Trotz der Anordnungen des Weltgerichtshofs:
Israel verschärft die humanitäre Krise in Gaza

Von Alexander Hartmann

Am 26. Januar erließ der Internationale Gerichtshof (IGH) in Den Haag eine Verfügung, in der er feststellt, daß Südafrikas Vorwurf, Israel mache sich des Völkermordes schuldig, „plausibel“ ist. Er ordnete an, daß Israel bis zu einer vollständigen Prüfung der Vorwürfe alle derartigen Handlungen im Gazastreifen sofort einstellen muß. Der IGH forderte Israel ferner auf, dem Gerichtshof innerhalb von 30 Tagen einen Bericht über die Fortschritte bei der Erfüllung seiner Anordnungen vorzulegen (siehe Meldung in dieser Ausgabe).

Die Reaktion der britischen und amerikanischen Kontrolleure der israelischen Regierung Netanjahu bestand jedoch darin, das Verbrechen des Völkermords, dessen sie beschuldigt werden, nochmals zu verschärfen – fast so, als wollten sie die Vernichtung von 2,3 Millionen Palästinensern in Gaza noch in diesem Monat abschließen.

Noch am Tag des IGH-Urteils verbreitete die israelische Regierung die Behauptung, etwa ein Dutzend Mitarbeiter des UNRWA (Hilfswerk der Vereinten Nationen für Palästina-Flüchtlinge im Nahen Osten) seien an dem Hamas-Angriff auf Israel am 7. Oktober beteiligt gewesen. Das Geheimdossier mit den angeblichen Beweisen für diese Vorwürfe wurde aber offenbar nur der US-Regierung vorgelegt, nicht einmal die UN-Behörden erhielten Einblick. Trotzdem reagierte das UNRWA sofort auf die Vorwürfe und entließ neun der mutmaßlich beteiligten Mitarbeiter, die restlichen Beschuldigten sind entweder tot oder wurden noch nicht identifiziert.

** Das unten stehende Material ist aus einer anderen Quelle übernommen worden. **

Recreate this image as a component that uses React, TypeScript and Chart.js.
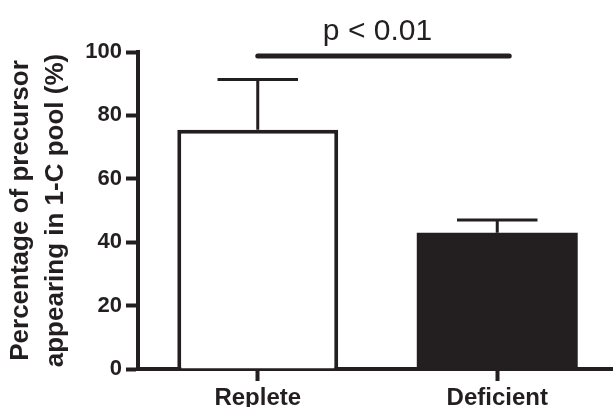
import React, { useEffect, useRef } from "react";
import { Chart, registerables } from "chart.js";

Chart.register(...registerables);

const categories = ["Replete", "Deficient"];
const means = [75.5, 43];
const errorTops = [91.3, 47];
const barFills = ["#ffffff", "#231f20"];
const barBorders = [4, 0];
const yTickMin = 0;
const yTickMax = 100;
const yTickStep = 20;
const sigLabel = "p < 0.01";
const sigLevel = 98.7;
const sigFrom = 0;
const sigTo = 1.05;
const yTitle = ["Percentage of precursor", "appearing in 1-C pool (%)"];

const INK = "#231f20";
const FONT = "'Liberation Sans', Arial, Helvetica, sans-serif";

const annotationsPlugin = {
  id: "errorBarsAndSig",
  afterDatasetsDraw(chart: any) {
    const ctx = chart.ctx;
    const meta = chart.getDatasetMeta(0);
    const y = chart.scales.y;
    const x = chart.scales.x;
    ctx.save();
    ctx.strokeStyle = INK;
    ctx.lineWidth = 3;
    ctx.lineCap = "butt";
    meta.data.forEach((bar: any, i: number) => {
      const cx = bar.x;
      const top = y.getPixelForValue(errorTops[i]);
      const base = y.getPixelForValue(means[i]);
      const half = bar.width / 4;
      ctx.beginPath();
      ctx.moveTo(cx, base);
      ctx.lineTo(cx, top);
      ctx.moveTo(cx - half, top);
      ctx.lineTo(cx + half, top);
      ctx.stroke();
    });
    const sy = y.getPixelForValue(sigLevel);
    ctx.lineWidth = 5;
    ctx.lineCap = "round";
    ctx.beginPath();
    ctx.moveTo(x.getPixelForValue(sigFrom), sy);
    ctx.lineTo(x.getPixelForValue(sigTo), sy);
    ctx.stroke();
    ctx.fillStyle = INK;
    ctx.font = `30px ${FONT}`;
    ctx.textAlign = "center";
    ctx.textBaseline = "alphabetic";
    const tx = (x.getPixelForValue(0) + x.getPixelForValue(1)) / 2;
    ctx.fillText(sigLabel, tx, sy - 16);
    ctx.restore();
  },
};

export default function App() {
  const ref = useRef<HTMLCanvasElement>(null);

  useEffect(() => {
    if (!ref.current) return;
    const chart = new Chart(ref.current, {
      type: "bar",
      data: {
        labels: categories,
        datasets: [
          {
            data: means,
            backgroundColor: barFills,
            borderColor: INK,
            borderWidth: barBorders,
            borderSkipped: "start",
            categoryPercentage: 1,
            barPercentage: 0.672,
          },
        ],
      },
      options: {
        animation: false,
        responsive: false,
        devicePixelRatio: 1,
        layout: { padding: { top: 52, right: 0, left: 0, bottom: 0 } },
        plugins: {
          legend: { display: false },
          tooltip: { enabled: false },
        },
        scales: {
          x: {
            grid: {
              display: true,
              offset: false,
              drawOnChartArea: false,
              drawTicks: true,
              tickLength: 12,
              tickWidth: 4,
              tickColor: INK,
            },
            border: { display: true, width: 4, color: INK },
            ticks: {
              color: INK,
              padding: 3,
              font: { family: FONT, size: 24, weight: "bold" },
            },
            afterFit: (s: any) => {
              s.height = 38;
            },
          },
          y: {
            min: yTickMin,
            max: yTickMax,
            ticks: {
              stepSize: yTickStep,
              color: INK,
              padding: 4,
              font: { family: FONT, size: 22, weight: "bold" },
            },
            grid: {
              display: true,
              drawOnChartArea: false,
              drawTicks: true,
              tickLength: 12,
              tickWidth: 4,
              tickColor: INK,
            },
            border: { display: true, width: 4, color: INK },
            title: {
              display: true,
              text: yTitle,
              color: INK,
              font: { family: FONT, size: 26, weight: "bold", lineHeight: 1.32 },
              padding: { top: 4, bottom: 0 },
            },
            afterFit: (s: any) => {
              s.width = 138;
            },
          },
        },
      },
      plugins: [annotationsPlugin],
    });
    return () => chart.destroy();
  }, []);

  return (
    <div
      style={{
        position: "fixed",
        left: 0,
        top: 0,
        width: 613,
        height: 407,
        overflow: "hidden",
        background: "#fff",
      }}
    >
      <canvas ref={ref} width={617} height={407} style={{ display: "block" }} />
    </div>
  );
}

UN-Generalsekretär Guterres kündigte weitere Ermittlungen und Strafverfahren gegen die Täter an.

US-Außenminister Blinken seinerseits tat sofort alles, um die Anschuldigungen hochzuspielen, indem er versicherte, die von Israel vorgelegten Informationen seien „hochgradig glaubwürdig“, und insgesamt 15 Länder – angeführt von den USA, Großbritannien und Deutschland – setzten sofort ihre Finanzierung des UNRWA aus, womit ein großer Teil seines Budgets wegfällt. Diese UN-Agentur ist die wichtigste Hilfseinrichtung für die Palästinenser; wenn sie nicht arbeiten kann, wird eine katastrophale Hungersnot in Gaza unausweichlich. Damit wird die Sperrung der Finanzmittel selbst zu einem Akt des Völkermords.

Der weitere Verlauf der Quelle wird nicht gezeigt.